I can't understand what happens as soon as the voltage source gets turned on. I calculated the final Vout voltage using KVL (Vout = -10V, assuming that the voltage in all the capacitors is the same and no current flows through the resistor after a while), so my result would be:
$$
Vout = 10(e^{\frac{-t}{τ}}-1) [V]
$$
I know the result is correct but can anyone explain the logic behind this circuit? Also how do I calculate the time constant τ ?
Thanks!
Best Answer
Note that you have an ideal op-amp with zero current into the inputs and with zero voltage between the inputs.

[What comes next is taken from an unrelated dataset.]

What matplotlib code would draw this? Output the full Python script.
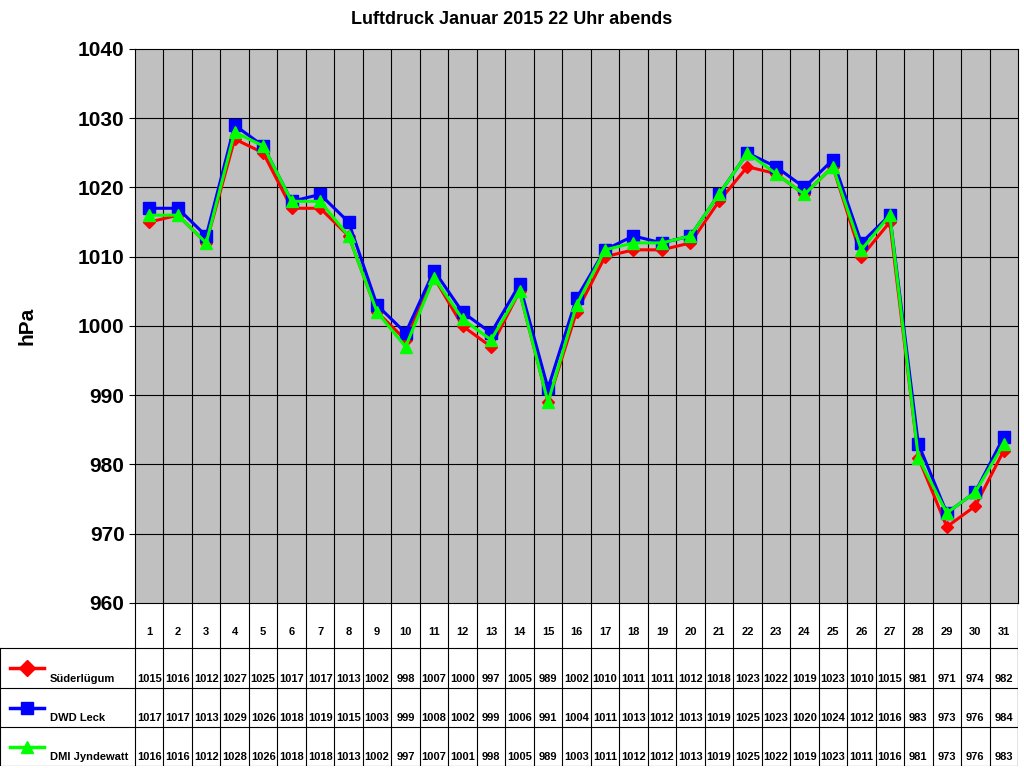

Assuming a current \$i(t)\$ through the feedback capacitor (from right to left), we get
$$i(t)=C\frac{dv_o(t)}{dt}\quad\text{and}\quad v_o(t)=\frac{1}{C}\int i(t)dt\tag{1}$$
Since no current flows in or out of the inverting input of the op-amp, the same current also flows through the series connection of \$R\$ and \$C\$ at the input:
$$v_i(t)+Ri(t)+\frac{1}{C}\int i(t)dt=0\tag{2}$$
Plugging \$(1)\$ into \$(2)\$ we get
$$v_i(t)+RC\frac{dv_o(t)}{dt}+v_o(t)=0\tag{3}$$
Using the time constant \$\tau=RC\$, \$(3)\$ can be rewritten as
$$\frac{dv_o(t)}{dt}+\frac{1}{\tau}v_o(t)=-\frac{1}{\tau}v_i(t)\tag{4}$$
The homogeneous solution of \$(4)\$ is
$$v_{o,h}(t)=Ae^{-t/\tau},\quad t>0\tag{5}$$
(with some constant \$A\$ to be determined) and, since \$v_i(t)\$ is constant for \$t>0\$ (equal to \$v_i(0^+)=10V\$), a particular solution is
$$v_{o,p}(t)=-v_i(0^+),\quad t>0\tag{6}$$
The total solution is the sum of the homogeneous and the particular solution:
$$v_o(t)=Ae^{-t/\tau}-v_i(0^+),\quad t>0\tag{7}$$
The constant \$A\$ must be determined from the initial condition \$v_o(0^+)=0\$:
$$v_o(0^+)=A-v_i(0^+)=0\quad\Longrightarrow\quad A=v_i(0^+)\tag{8}$$
which finally gives us the complete solution
$$v_o(t)=v_i(0^+)(e^{-t/\tau}-1),\quad t>0\tag{9}$$